**Task goal**.
Reproduce the listing below exactly. Pictures do not belong in the copy.

─── Material provided

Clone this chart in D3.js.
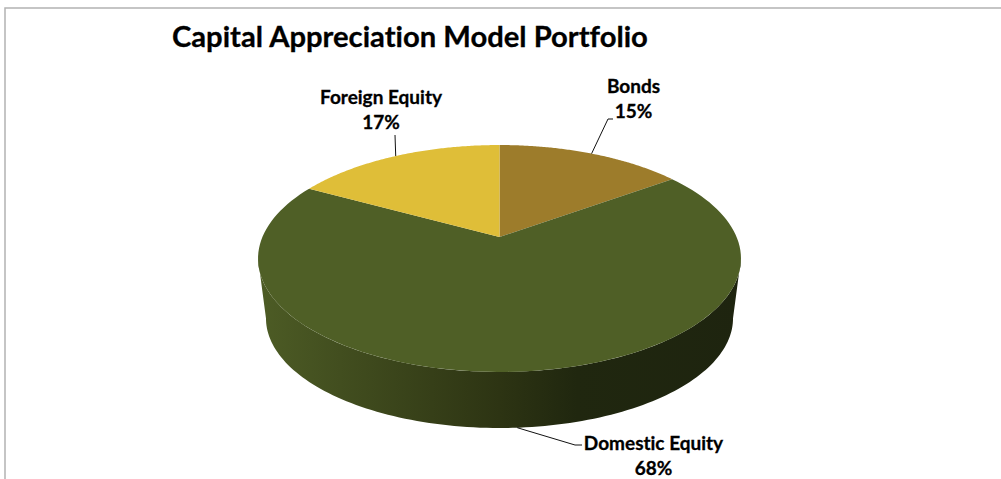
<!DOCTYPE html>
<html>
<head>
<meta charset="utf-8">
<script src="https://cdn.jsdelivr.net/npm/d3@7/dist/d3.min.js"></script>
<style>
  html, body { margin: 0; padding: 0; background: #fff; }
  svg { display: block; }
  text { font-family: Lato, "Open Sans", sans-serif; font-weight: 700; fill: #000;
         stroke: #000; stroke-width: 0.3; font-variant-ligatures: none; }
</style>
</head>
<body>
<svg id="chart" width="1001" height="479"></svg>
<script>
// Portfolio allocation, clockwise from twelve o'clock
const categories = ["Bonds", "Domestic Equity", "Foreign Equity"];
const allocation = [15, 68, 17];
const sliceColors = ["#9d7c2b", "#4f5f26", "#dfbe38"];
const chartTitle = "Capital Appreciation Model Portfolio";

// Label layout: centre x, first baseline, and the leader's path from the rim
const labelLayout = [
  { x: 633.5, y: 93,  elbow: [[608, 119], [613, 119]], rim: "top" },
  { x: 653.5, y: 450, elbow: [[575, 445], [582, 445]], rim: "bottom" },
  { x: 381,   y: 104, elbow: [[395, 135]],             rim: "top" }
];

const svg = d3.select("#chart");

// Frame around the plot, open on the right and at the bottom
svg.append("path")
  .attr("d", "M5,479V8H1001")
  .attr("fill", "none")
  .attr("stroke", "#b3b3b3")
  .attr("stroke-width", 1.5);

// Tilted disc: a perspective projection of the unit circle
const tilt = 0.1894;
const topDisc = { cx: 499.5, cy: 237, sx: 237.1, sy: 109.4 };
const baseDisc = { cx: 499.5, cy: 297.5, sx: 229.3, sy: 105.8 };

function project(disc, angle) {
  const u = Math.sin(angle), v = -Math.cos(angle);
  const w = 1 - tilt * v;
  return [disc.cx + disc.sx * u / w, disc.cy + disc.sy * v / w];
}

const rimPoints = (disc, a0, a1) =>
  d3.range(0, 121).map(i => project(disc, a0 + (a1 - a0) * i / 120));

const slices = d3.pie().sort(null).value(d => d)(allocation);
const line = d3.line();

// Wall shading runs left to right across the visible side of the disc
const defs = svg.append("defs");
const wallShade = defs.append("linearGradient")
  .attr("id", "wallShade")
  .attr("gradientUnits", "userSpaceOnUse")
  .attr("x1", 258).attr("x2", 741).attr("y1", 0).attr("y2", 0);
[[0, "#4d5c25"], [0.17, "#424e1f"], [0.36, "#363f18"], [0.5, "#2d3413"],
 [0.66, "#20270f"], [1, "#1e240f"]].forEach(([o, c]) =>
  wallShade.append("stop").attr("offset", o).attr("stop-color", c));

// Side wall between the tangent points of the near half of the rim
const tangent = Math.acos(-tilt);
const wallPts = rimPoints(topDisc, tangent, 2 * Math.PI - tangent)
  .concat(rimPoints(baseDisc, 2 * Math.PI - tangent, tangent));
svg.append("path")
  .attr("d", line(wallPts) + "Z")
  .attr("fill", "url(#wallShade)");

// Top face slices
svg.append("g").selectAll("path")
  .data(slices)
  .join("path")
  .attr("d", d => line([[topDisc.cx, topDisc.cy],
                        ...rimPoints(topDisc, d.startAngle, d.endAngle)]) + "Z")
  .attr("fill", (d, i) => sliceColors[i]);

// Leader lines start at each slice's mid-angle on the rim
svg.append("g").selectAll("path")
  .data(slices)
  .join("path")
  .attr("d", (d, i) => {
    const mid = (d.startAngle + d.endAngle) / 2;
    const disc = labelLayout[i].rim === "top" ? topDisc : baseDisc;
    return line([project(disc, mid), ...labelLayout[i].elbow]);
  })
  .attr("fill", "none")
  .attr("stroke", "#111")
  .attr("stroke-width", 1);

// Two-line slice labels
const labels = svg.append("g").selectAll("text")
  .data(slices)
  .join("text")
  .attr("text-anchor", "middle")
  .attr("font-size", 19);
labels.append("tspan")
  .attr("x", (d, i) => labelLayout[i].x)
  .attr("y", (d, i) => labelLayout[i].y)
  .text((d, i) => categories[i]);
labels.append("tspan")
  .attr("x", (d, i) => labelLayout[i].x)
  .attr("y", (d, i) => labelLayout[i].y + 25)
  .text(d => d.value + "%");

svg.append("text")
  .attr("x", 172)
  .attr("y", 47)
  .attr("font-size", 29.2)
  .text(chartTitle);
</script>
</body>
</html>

──────

**Solution for this task**.
Clone this chart in D3.js.
<!DOCTYPE html>
<html>
<head>
<meta charset="utf-8">
<script src="https://cdn.jsdelivr.net/npm/d3@7/dist/d3.min.js"></script>
<style>
  html, body { margin: 0; padding: 0; background: #fff; }
  svg { display: block; }
  text { font-family: Lato, "Open Sans", sans-serif; font-weight: 700; fill: #000;
         stroke: #000; stroke-width: 0.3; font-variant-ligatures: none; }
</style>
</head>
<body>
<svg id="chart" width="1001" height="479"></svg>
<script>
// Portfolio allocation, clockwise from twelve o'clock
const categories = ["Bonds", "Domestic Equity", "Foreign Equity"];
const allocation = [15, 68, 17];
const sliceColors = ["#9d7c2b", "#4f5f26", "#dfbe38"];
const chartTitle = "Capital Appreciation Model Portfolio";

// Label layout: centre x, first baseline, and the leader's path from the rim
const labelLayout = [
  { x: 633.5, y: 93,  elbow: [[608, 119], [613, 119]], rim: "top" },
  { x: 653.5, y: 450, elbow: [[575, 445], [582, 445]], rim: "bottom" },
  { x: 381,   y: 104, elbow: [[395, 135]],             rim: "top" }
];

const svg = d3.select("#chart");

// Frame around the plot, open on the right and at the bottom
svg.append("path")
  .attr("d", "M5,479V8H1001")
  .attr("fill", "none")
  .attr("stroke", "#b3b3b3")
  .attr("stroke-width", 1.5);

// Tilted disc: a perspective projection of the unit circle
const tilt = 0.1894;
const topDisc = { cx: 499.5, cy: 237, sx: 237.1, sy: 109.4 };
const baseDisc = { cx: 499.5, cy: 297.5, sx: 229.3, sy: 105.8 };

function project(disc, angle) {
  const u = Math.sin(angle), v = -Math.cos(angle);
  const w = 1 - tilt * v;
  return [disc.cx + disc.sx * u / w, disc.cy + disc.sy * v / w];
}

const rimPoints = (disc, a0, a1) =>
  d3.range(0, 121).map(i => project(disc, a0 + (a1 - a0) * i / 120));

const slices = d3.pie().sort(null).value(d => d)(allocation);
const line = d3.line();

// Wall shading runs left to right across the visible side of the disc
const defs = svg.append("defs");
const wallShade = defs.append("linearGradient")
  .attr("id", "wallShade")
  .attr("gradientUnits", "userSpaceOnUse")
  .attr("x1", 258).attr("x2", 741).attr("y1", 0).attr("y2", 0);
[[0, "#4d5c25"], [0.17, "#424e1f"], [0.36, "#363f18"], [0.5, "#2d3413"],
 [0.66, "#20270f"], [1, "#1e240f"]].forEach(([o, c]) =>
  wallShade.append("stop").attr("offset", o).attr("stop-color", c));

// Side wall between the tangent points of the near half of the rim
const tangent = Math.acos(-tilt);
const wallPts = rimPoints(topDisc, tangent, 2 * Math.PI - tangent)
  .concat(rimPoints(baseDisc, 2 * Math.PI - tangent, tangent));
svg.append("path")
  .attr("d", line(wallPts) + "Z")
  .attr("fill", "url(#wallShade)");

// Top face slices
svg.append("g").selectAll("path")
  .data(slices)
  .join("path")
  .attr("d", d => line([[topDisc.cx, topDisc.cy],
                        ...rimPoints(topDisc, d.startAngle, d.endAngle)]) + "Z")
  .attr("fill", (d, i) => sliceColors[i]);

// Leader lines start at each slice's mid-angle on the rim
svg.append("g").selectAll("path")
  .data(slices)
  .join("path")
  .attr("d", (d, i) => {
    const mid = (d.startAngle + d.endAngle) / 2;
    const disc = labelLayout[i].rim === "top" ? topDisc : baseDisc;
    return line([project(disc, mid), ...labelLayout[i].elbow]);
  })
  .attr("fill", "none")
  .attr("stroke", "#111")
  .attr("stroke-width", 1);

// Two-line slice labels
const labels = svg.append("g").selectAll("text")
  .data(slices)
  .join("text")
  .attr("text-anchor", "middle")
  .attr("font-size", 19);
labels.append("tspan")
  .attr("x", (d, i) => labelLayout[i].x)
  .attr("y", (d, i) => labelLayout[i].y)
  .text((d, i) => categories[i]);
labels.append("tspan")
  .attr("x", (d, i) => labelLayout[i].x)
  .attr("y", (d, i) => labelLayout[i].y + 25)
  .text(d => d.value + "%");

svg.append("text")
  .attr("x", 172)
  .attr("y", 47)
  .attr("font-size", 29.2)
  .text(chartTitle);
</script>
</body>
</html>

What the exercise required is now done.